++++ SOURCE MATERIAL ++++

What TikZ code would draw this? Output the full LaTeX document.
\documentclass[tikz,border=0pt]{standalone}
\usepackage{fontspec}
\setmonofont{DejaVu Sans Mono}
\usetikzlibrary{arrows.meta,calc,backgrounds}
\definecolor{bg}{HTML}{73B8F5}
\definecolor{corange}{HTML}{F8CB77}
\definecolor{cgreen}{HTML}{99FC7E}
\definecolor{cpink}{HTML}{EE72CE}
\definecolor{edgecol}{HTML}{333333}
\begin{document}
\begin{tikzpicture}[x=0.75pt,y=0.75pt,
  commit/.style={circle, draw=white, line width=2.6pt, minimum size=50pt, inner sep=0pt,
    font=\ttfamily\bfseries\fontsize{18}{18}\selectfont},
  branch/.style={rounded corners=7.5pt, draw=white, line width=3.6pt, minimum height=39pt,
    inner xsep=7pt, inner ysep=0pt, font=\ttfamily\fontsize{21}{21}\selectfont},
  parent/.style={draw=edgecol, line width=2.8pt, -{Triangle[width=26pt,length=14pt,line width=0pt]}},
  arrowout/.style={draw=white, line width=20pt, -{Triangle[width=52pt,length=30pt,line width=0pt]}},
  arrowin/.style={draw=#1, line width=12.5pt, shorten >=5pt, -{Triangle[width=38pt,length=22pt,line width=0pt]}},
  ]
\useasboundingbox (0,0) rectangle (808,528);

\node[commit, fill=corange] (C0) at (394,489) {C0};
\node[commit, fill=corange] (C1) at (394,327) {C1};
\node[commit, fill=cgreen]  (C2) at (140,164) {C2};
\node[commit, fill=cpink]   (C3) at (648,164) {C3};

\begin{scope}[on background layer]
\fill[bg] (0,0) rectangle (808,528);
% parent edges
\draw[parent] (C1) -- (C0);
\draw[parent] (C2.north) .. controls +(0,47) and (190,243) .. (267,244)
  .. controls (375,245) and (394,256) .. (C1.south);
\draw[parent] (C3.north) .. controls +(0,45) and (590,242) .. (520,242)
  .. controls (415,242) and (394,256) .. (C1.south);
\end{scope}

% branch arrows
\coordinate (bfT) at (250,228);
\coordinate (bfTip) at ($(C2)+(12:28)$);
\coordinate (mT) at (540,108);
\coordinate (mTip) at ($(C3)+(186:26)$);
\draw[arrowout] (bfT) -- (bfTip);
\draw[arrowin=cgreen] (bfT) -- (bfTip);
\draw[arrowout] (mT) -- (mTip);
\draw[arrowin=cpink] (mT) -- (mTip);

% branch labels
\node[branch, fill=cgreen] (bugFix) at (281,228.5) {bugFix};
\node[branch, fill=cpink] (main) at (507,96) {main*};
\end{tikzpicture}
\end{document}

++++
++++ SOURCE MATERIAL ++++

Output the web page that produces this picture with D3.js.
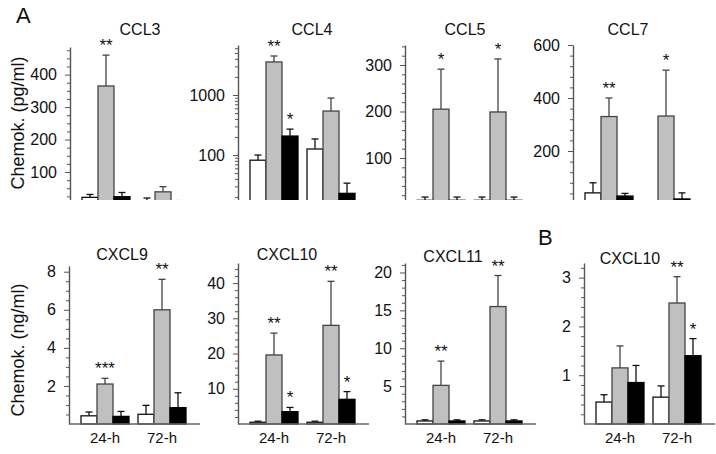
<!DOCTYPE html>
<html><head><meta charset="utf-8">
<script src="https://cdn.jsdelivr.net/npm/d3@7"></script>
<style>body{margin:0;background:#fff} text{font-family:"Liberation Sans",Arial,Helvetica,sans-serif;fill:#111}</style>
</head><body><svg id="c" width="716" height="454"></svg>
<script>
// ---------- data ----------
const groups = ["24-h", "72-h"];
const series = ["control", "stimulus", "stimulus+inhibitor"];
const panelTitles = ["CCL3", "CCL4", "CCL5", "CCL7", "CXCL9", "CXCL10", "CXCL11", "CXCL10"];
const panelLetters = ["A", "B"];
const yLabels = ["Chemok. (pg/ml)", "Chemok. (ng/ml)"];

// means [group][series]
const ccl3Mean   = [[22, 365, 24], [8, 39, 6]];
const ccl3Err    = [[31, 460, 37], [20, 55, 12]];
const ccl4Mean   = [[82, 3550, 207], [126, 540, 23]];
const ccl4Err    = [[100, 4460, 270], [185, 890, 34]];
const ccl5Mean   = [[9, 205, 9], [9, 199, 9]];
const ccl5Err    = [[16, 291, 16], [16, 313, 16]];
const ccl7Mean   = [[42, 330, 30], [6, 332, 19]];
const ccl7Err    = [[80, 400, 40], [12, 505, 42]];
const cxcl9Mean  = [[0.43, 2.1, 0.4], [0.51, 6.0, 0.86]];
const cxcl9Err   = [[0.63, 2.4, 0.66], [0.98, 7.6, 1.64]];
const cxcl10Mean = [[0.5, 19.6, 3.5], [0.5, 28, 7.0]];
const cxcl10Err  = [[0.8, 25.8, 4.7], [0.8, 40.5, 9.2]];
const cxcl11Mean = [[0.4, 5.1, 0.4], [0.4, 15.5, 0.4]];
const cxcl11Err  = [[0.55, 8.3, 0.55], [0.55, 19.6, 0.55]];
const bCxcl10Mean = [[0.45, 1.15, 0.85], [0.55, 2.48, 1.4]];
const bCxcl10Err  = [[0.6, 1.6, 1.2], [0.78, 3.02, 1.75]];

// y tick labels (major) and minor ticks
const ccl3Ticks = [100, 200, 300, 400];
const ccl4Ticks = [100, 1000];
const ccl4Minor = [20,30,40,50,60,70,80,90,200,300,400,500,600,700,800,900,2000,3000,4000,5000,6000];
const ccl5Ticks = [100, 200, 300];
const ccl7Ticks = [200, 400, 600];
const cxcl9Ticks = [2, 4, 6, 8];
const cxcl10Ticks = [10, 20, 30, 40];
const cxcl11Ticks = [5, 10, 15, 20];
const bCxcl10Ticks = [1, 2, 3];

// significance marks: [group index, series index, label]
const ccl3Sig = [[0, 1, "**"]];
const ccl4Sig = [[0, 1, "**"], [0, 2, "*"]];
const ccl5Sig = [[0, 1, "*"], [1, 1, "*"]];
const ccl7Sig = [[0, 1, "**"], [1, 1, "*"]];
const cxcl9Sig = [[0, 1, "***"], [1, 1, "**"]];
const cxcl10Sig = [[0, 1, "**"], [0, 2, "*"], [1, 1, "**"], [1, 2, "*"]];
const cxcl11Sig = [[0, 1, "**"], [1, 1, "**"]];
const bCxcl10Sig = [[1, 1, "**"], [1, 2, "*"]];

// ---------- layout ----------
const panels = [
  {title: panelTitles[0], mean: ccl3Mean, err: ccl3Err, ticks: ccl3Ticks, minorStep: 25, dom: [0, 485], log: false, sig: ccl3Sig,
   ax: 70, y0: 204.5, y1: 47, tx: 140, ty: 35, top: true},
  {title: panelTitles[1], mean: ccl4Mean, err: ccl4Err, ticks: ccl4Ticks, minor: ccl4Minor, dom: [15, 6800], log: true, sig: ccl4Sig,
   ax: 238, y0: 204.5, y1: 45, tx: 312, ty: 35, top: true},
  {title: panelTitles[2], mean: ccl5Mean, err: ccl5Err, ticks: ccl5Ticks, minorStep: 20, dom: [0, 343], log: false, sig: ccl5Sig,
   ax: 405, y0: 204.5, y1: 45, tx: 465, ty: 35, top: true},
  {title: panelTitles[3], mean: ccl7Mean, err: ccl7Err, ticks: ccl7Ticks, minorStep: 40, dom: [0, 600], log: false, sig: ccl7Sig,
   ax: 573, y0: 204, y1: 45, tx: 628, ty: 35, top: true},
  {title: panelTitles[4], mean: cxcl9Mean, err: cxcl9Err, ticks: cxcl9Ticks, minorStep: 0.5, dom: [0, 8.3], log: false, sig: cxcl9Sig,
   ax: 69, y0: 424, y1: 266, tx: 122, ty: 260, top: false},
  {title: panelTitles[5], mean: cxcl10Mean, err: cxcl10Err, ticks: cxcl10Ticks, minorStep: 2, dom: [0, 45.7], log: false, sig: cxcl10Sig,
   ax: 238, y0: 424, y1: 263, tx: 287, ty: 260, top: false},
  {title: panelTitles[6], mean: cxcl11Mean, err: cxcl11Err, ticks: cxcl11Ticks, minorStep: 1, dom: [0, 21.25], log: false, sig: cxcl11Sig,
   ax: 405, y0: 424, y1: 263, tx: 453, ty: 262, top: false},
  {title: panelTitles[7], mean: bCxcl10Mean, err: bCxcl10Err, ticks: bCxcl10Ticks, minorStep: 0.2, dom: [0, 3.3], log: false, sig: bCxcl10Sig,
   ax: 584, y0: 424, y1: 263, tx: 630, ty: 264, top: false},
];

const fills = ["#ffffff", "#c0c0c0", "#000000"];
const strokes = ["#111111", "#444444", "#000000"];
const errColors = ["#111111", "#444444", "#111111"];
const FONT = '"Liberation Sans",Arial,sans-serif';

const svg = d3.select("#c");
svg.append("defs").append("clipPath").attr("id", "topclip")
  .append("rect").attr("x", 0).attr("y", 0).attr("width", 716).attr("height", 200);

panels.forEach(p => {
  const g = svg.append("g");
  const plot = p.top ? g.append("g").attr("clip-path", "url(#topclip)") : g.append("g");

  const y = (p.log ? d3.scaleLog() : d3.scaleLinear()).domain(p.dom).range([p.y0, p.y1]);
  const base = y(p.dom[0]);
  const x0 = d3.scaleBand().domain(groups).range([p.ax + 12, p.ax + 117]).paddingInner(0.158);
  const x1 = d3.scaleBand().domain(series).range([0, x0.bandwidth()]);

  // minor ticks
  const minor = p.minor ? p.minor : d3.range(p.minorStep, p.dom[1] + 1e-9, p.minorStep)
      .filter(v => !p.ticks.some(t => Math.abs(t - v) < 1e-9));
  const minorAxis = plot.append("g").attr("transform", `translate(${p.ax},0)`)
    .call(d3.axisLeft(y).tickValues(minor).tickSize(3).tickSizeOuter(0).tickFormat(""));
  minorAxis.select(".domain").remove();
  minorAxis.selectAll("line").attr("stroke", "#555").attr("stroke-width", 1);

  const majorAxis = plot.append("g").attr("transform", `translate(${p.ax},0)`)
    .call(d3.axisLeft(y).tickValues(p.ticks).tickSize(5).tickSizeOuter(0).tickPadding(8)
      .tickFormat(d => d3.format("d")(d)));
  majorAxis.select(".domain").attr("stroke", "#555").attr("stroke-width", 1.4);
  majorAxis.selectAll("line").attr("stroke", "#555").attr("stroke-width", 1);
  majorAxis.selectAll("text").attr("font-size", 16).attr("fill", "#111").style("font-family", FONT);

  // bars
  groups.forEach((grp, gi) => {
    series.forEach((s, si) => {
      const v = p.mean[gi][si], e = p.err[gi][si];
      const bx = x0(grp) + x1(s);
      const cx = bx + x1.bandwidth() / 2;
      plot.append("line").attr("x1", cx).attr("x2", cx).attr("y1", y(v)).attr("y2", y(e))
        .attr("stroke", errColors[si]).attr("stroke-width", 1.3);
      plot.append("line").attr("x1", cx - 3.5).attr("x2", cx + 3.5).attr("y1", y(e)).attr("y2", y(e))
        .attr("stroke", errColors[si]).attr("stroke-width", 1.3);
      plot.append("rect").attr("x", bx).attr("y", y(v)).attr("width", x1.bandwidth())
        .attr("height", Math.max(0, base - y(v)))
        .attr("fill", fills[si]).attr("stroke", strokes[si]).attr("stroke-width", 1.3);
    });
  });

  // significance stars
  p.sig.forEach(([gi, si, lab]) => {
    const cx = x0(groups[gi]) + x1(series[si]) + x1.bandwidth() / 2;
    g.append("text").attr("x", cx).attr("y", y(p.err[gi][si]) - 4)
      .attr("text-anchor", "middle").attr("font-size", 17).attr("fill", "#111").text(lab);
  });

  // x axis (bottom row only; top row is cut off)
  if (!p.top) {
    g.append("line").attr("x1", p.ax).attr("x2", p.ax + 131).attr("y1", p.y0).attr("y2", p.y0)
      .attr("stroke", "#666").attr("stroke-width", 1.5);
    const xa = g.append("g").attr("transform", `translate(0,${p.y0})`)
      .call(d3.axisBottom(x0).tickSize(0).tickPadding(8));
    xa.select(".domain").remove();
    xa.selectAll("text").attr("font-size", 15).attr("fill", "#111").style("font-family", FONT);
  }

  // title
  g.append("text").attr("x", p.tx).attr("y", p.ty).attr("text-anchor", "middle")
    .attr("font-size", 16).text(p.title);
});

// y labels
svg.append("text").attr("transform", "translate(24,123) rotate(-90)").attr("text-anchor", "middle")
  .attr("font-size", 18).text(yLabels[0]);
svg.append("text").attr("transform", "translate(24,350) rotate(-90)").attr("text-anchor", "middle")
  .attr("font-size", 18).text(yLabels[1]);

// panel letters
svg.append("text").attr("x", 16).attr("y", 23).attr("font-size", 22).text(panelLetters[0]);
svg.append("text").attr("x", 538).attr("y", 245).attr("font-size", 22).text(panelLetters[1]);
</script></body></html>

++++
++++ SOURCE MATERIAL ++++

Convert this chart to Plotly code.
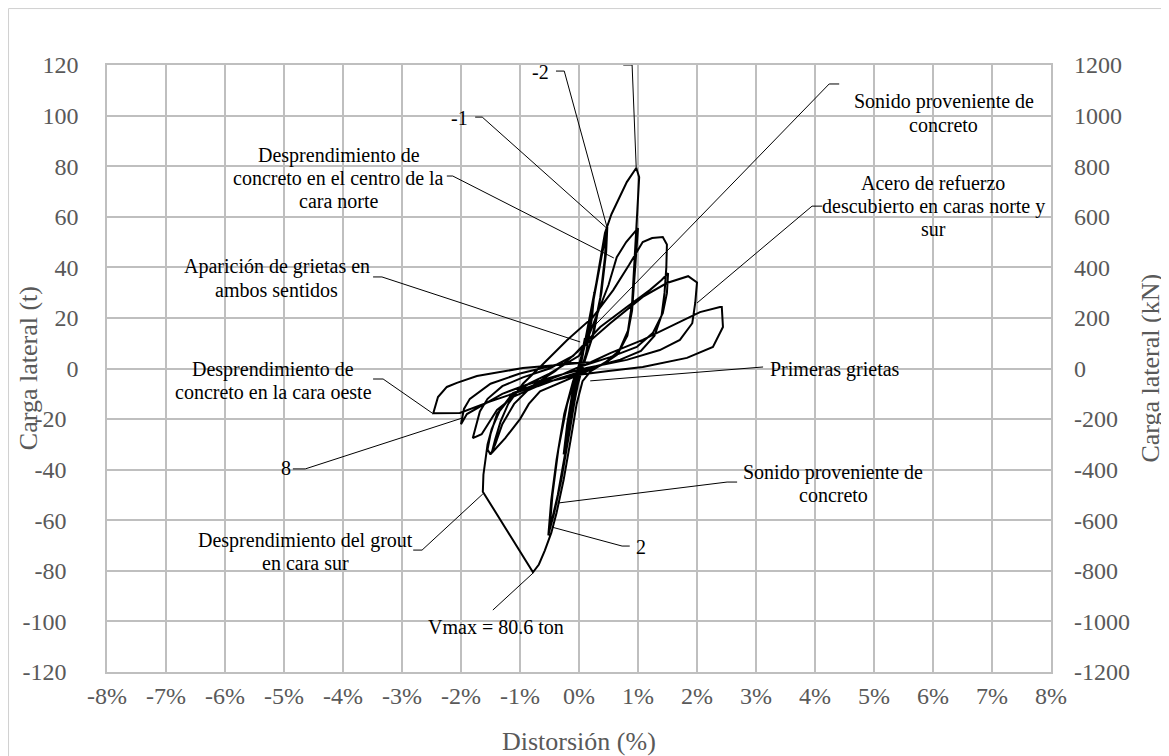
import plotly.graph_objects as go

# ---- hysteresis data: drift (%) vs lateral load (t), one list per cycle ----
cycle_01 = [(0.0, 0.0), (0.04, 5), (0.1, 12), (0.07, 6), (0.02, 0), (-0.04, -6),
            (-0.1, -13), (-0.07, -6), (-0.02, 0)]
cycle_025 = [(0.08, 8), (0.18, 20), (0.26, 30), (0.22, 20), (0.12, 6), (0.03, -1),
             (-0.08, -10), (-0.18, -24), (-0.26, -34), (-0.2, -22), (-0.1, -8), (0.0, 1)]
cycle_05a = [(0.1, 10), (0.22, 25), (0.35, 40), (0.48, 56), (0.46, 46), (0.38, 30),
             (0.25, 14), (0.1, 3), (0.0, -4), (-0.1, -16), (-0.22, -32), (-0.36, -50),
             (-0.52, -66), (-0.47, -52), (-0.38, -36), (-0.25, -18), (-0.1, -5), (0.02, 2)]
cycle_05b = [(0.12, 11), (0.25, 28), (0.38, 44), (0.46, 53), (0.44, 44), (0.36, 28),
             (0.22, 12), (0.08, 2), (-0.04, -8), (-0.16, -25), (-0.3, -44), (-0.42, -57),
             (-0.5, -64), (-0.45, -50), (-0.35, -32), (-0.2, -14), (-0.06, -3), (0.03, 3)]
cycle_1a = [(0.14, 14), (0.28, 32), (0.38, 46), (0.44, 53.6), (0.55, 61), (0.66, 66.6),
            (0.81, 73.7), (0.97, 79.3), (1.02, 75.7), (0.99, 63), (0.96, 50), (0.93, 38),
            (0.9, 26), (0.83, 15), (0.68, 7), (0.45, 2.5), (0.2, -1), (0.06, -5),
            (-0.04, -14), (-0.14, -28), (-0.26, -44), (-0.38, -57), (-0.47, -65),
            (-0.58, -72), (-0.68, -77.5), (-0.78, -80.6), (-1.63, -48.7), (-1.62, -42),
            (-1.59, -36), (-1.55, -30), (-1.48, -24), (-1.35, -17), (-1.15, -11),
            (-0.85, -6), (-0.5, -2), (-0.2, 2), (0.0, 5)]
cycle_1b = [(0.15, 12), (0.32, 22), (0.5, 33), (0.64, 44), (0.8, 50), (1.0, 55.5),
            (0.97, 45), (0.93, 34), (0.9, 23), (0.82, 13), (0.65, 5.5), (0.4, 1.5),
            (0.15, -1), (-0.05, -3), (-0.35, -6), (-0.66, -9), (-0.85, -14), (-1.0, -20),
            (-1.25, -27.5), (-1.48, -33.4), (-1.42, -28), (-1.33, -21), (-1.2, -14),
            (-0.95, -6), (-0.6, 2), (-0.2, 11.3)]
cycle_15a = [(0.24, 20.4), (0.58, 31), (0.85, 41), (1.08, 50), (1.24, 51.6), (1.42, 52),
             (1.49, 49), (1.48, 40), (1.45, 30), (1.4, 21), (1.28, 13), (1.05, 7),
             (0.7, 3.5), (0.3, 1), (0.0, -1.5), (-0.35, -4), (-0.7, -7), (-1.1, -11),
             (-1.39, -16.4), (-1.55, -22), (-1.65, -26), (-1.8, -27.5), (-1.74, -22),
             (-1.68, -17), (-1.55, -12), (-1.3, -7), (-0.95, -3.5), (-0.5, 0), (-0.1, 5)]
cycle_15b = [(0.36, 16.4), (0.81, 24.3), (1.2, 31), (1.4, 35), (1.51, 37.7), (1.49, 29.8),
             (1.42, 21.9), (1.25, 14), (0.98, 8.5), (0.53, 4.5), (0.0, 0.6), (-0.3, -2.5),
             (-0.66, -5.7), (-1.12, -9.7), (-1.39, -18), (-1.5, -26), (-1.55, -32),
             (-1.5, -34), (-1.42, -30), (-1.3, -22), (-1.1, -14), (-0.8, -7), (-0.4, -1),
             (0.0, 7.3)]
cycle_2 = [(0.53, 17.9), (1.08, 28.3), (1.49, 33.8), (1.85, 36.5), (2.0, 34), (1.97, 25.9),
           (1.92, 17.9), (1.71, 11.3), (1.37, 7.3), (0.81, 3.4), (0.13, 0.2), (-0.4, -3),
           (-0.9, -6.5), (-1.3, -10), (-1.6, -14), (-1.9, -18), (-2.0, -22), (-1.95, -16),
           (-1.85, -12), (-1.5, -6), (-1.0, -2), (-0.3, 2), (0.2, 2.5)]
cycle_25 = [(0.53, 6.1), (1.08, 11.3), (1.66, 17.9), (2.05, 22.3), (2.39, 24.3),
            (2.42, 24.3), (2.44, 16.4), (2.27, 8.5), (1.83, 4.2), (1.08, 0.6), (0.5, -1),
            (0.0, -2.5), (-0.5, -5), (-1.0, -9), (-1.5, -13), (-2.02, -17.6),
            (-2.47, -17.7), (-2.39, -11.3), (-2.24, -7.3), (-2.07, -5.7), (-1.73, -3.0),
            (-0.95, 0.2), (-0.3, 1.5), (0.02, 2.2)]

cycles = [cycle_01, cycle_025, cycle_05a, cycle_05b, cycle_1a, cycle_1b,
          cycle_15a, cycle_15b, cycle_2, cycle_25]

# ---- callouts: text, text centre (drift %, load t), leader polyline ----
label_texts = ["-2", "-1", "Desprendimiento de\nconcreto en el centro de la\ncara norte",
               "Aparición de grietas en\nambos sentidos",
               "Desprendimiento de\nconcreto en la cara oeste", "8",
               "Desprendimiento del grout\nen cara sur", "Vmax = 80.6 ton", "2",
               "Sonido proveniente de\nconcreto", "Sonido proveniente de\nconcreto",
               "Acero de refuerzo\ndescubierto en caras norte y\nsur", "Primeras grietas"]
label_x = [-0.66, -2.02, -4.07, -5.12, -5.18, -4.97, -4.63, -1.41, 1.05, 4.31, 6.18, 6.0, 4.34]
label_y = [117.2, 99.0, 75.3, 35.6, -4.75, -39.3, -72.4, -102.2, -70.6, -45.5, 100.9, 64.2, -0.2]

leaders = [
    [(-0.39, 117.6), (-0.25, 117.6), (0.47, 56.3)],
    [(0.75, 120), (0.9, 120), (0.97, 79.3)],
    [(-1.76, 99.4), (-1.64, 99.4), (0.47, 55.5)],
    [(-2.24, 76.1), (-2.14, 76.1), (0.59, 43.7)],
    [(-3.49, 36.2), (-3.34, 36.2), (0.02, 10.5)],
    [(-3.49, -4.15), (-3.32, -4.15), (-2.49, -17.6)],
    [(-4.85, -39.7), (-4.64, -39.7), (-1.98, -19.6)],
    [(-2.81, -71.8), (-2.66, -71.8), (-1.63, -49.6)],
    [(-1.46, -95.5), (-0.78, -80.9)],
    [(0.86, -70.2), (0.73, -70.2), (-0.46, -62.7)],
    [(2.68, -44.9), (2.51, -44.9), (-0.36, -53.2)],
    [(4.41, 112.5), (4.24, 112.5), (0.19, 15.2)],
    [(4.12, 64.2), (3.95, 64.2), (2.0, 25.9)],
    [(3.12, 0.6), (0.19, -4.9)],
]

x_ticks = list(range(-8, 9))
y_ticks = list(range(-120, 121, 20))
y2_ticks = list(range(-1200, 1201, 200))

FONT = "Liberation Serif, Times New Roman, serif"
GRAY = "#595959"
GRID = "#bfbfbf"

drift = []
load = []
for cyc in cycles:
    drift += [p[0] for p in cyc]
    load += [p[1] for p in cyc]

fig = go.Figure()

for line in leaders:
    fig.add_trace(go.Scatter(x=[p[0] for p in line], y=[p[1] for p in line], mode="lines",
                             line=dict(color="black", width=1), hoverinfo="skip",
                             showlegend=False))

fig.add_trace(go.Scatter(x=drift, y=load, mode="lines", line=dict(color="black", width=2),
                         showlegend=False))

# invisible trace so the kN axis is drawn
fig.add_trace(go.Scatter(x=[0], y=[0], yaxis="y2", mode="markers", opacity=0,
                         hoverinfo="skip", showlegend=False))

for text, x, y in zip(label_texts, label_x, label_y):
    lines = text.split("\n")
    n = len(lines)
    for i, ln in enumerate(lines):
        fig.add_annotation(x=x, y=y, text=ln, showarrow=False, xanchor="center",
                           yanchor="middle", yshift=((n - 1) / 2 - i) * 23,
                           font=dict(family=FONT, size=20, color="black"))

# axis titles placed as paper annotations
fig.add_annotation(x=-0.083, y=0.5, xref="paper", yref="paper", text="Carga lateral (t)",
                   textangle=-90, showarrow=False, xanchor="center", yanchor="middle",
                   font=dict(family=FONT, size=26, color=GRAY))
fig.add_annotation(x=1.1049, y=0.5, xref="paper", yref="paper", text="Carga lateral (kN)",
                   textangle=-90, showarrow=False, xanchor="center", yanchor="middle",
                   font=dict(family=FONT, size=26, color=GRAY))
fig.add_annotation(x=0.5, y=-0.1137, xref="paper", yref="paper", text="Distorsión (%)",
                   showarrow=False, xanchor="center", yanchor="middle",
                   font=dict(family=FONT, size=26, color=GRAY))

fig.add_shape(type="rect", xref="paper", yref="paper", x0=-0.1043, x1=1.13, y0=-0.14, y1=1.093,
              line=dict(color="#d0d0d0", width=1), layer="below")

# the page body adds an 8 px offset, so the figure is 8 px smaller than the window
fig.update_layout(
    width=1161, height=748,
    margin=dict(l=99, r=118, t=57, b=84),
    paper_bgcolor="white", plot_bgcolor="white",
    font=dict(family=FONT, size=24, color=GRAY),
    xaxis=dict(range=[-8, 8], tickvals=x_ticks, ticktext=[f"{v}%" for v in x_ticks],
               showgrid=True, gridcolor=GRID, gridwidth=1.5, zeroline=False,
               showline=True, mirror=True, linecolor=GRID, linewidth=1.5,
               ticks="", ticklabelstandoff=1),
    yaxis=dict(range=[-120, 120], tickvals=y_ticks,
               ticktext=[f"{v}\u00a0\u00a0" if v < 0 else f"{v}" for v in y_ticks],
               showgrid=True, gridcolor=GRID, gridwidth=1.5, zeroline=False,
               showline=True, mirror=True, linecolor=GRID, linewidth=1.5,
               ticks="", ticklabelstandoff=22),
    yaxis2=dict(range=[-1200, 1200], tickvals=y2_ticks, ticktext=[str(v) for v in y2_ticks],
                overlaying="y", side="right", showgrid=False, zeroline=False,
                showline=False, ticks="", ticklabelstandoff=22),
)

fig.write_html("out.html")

++++

• WRITTEN INSTRUCTION
Taking the material above, extract exactly and only the lines from the line with "What TikZ code" to the line with "(C3) at (648,164)", inclusive of both.

• RESULT OF THIS TASK
What TikZ code would draw this? Output the full LaTeX document.
\documentclass[tikz,border=0pt]{standalone}
\usepackage{fontspec}
\setmonofont{DejaVu Sans Mono}
\usetikzlibrary{arrows.meta,calc,backgrounds}
\definecolor{bg}{HTML}{73B8F5}
\definecolor{corange}{HTML}{F8CB77}
\definecolor{cgreen}{HTML}{99FC7E}
\definecolor{cpink}{HTML}{EE72CE}
\definecolor{edgecol}{HTML}{333333}
\begin{document}
\begin{tikzpicture}[x=0.75pt,y=0.75pt,
  commit/.style={circle, draw=white, line width=2.6pt, minimum size=50pt, inner sep=0pt,
    font=\ttfamily\bfseries\fontsize{18}{18}\selectfont},
  branch/.style={rounded corners=7.5pt, draw=white, line width=3.6pt, minimum height=39pt,
    inner xsep=7pt, inner ysep=0pt, font=\ttfamily\fontsize{21}{21}\selectfont},
  parent/.style={draw=edgecol, line width=2.8pt, -{Triangle[width=26pt,length=14pt,line width=0pt]}},
  arrowout/.style={draw=white, line width=20pt, -{Triangle[width=52pt,length=30pt,line width=0pt]}},
  arrowin/.style={draw=#1, line width=12.5pt, shorten >=5pt, -{Triangle[width=38pt,length=22pt,line width=0pt]}},
  ]
\useasboundingbox (0,0) rectangle (808,528);

\node[commit, fill=corange] (C0) at (394,489) {C0};
\node[commit, fill=corange] (C1) at (394,327) {C1};
\node[commit, fill=cgreen]  (C2) at (140,164) {C2};
\node[commit, fill=cpink]   (C3) at (648,164) {C3};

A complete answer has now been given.